> _MATERIAL_:

——————

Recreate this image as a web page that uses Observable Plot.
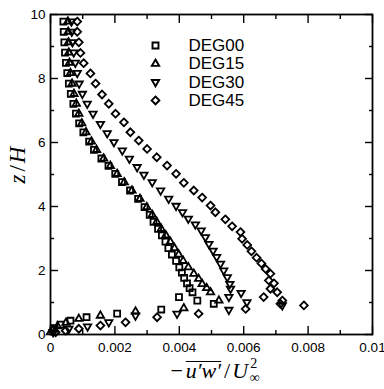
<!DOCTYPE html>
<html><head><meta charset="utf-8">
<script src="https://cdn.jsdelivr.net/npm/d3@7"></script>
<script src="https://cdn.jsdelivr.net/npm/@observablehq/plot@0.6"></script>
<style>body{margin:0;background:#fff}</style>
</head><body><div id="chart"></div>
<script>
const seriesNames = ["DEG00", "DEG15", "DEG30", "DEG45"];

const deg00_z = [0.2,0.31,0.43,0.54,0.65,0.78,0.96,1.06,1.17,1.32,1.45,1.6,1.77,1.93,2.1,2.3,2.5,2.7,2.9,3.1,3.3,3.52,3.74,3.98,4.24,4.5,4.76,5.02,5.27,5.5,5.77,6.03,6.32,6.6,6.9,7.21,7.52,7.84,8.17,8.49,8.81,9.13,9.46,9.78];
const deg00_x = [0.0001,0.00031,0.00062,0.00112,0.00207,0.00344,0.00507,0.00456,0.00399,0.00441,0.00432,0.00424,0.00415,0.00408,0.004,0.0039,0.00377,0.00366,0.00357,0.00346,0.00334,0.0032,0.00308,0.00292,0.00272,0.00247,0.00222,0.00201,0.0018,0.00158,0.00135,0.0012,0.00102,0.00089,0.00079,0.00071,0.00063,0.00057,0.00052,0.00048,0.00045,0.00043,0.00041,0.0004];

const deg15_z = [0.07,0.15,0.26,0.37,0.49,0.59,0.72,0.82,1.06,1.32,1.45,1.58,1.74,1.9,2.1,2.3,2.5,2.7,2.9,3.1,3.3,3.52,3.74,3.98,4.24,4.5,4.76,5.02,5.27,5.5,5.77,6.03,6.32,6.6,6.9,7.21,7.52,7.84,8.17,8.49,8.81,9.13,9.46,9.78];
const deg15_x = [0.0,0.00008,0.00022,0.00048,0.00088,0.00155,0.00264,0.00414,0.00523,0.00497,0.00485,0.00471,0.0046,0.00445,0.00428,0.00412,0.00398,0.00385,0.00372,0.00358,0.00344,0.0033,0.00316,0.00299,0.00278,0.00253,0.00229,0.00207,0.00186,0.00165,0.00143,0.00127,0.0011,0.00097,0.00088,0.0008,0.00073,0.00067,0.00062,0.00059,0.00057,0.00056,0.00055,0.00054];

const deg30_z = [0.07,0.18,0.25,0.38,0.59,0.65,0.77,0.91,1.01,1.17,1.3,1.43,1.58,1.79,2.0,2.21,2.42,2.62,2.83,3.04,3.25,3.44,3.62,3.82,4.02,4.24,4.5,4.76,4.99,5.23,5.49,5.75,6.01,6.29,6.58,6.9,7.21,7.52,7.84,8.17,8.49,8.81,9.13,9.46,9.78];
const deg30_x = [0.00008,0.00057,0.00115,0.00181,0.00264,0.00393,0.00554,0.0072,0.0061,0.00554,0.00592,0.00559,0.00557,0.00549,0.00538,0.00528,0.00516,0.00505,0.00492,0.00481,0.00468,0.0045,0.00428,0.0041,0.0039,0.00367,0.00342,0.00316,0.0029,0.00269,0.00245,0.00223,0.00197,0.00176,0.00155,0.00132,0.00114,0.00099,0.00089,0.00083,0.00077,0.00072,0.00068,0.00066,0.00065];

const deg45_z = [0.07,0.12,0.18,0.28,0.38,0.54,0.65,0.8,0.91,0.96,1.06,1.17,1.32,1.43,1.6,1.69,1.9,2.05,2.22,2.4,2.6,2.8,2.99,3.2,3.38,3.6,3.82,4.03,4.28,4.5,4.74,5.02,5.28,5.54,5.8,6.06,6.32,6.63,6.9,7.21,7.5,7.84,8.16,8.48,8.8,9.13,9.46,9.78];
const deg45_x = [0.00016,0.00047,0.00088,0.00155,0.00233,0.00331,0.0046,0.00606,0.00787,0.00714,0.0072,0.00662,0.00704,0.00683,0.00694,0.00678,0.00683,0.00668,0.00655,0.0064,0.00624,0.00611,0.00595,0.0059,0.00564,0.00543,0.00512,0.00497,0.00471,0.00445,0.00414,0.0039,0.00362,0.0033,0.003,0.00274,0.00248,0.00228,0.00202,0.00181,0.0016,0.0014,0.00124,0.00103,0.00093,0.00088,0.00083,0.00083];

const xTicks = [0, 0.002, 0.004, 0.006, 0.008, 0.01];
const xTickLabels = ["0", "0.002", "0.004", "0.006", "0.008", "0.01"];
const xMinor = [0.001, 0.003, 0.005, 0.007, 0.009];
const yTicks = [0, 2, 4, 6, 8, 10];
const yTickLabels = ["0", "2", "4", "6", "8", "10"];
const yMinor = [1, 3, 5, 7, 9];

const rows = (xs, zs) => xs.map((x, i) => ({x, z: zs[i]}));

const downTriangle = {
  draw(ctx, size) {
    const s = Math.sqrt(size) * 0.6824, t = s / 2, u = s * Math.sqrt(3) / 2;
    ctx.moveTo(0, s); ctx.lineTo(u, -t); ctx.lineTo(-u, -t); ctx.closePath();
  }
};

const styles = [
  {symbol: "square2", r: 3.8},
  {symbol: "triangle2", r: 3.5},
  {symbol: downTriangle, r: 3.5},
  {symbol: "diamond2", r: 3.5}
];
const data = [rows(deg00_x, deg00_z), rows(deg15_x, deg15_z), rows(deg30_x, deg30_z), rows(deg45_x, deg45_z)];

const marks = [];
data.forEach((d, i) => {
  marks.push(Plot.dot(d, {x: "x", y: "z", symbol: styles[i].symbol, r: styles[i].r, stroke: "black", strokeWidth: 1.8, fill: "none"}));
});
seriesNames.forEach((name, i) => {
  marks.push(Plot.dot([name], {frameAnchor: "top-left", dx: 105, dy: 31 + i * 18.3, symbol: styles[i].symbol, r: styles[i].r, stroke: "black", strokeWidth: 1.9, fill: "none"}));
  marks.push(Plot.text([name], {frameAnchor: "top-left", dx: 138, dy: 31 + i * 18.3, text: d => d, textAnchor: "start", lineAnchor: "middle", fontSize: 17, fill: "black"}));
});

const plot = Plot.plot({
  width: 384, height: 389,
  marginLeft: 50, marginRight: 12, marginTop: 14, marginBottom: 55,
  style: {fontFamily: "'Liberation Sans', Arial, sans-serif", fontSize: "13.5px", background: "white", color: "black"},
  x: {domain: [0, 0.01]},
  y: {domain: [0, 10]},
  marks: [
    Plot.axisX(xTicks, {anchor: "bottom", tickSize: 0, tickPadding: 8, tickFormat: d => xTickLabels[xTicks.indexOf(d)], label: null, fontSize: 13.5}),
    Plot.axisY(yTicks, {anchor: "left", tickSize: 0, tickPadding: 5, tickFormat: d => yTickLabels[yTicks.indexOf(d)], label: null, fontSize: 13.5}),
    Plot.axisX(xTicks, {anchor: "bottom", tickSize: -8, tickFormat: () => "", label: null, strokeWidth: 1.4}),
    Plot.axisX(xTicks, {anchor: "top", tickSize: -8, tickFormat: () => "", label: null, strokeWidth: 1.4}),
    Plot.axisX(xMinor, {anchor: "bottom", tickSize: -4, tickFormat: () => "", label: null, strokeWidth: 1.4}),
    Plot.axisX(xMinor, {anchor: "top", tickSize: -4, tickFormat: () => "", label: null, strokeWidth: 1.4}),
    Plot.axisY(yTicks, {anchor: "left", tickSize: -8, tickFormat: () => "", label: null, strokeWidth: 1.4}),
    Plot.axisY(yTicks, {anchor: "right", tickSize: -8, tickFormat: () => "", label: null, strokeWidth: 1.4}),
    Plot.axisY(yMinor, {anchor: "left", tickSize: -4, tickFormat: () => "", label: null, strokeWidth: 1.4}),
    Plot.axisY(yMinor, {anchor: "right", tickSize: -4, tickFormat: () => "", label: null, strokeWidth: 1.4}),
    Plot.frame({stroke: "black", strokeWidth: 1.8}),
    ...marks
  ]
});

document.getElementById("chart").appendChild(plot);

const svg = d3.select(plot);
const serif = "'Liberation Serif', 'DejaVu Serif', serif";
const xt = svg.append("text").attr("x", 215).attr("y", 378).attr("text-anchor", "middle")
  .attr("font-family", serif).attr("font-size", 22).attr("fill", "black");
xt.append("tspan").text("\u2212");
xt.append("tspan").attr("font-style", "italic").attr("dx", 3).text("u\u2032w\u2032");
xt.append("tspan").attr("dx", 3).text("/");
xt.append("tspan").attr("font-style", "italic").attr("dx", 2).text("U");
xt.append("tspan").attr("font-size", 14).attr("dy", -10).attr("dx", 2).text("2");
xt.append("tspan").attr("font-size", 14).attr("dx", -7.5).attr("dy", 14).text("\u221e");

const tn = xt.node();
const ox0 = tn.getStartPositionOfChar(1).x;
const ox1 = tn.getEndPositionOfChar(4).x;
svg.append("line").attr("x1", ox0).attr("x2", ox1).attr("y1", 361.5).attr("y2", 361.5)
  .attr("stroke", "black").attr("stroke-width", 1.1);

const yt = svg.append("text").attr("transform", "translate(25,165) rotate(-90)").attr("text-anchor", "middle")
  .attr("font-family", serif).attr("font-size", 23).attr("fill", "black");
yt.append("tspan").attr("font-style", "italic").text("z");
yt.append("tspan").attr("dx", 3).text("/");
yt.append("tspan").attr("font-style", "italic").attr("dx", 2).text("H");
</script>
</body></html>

——————

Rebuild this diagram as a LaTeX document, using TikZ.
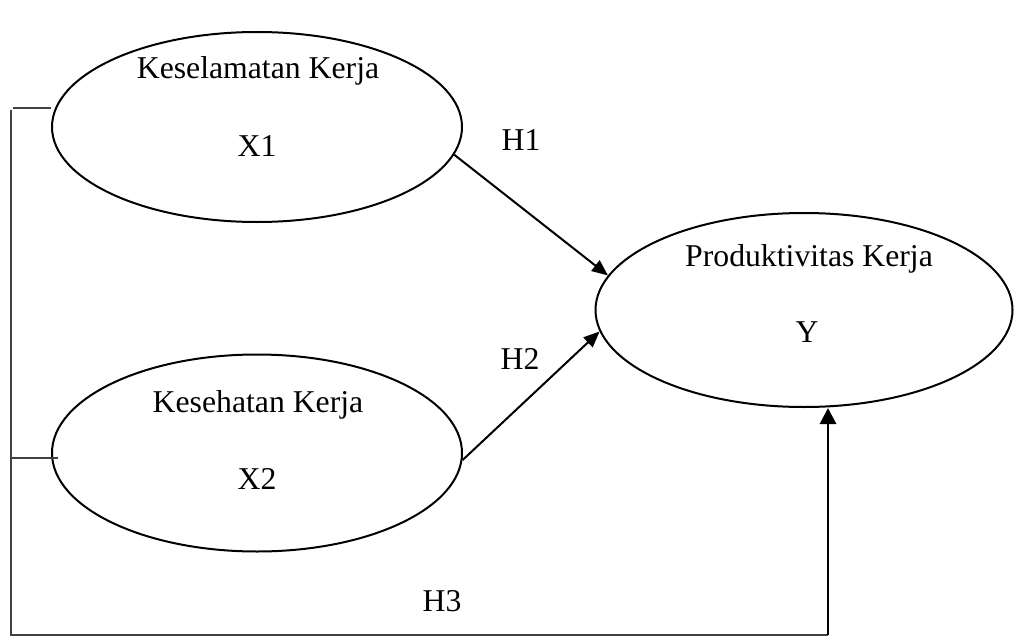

——————

> _TASK REQUIREMENTS_:
Go through the listing above and list every line that has the word "document".

> _TASK RESULT_:
document.getElementById("chart").appendChild(plot);
Rebuild this diagram as a LaTeX document, using TikZ.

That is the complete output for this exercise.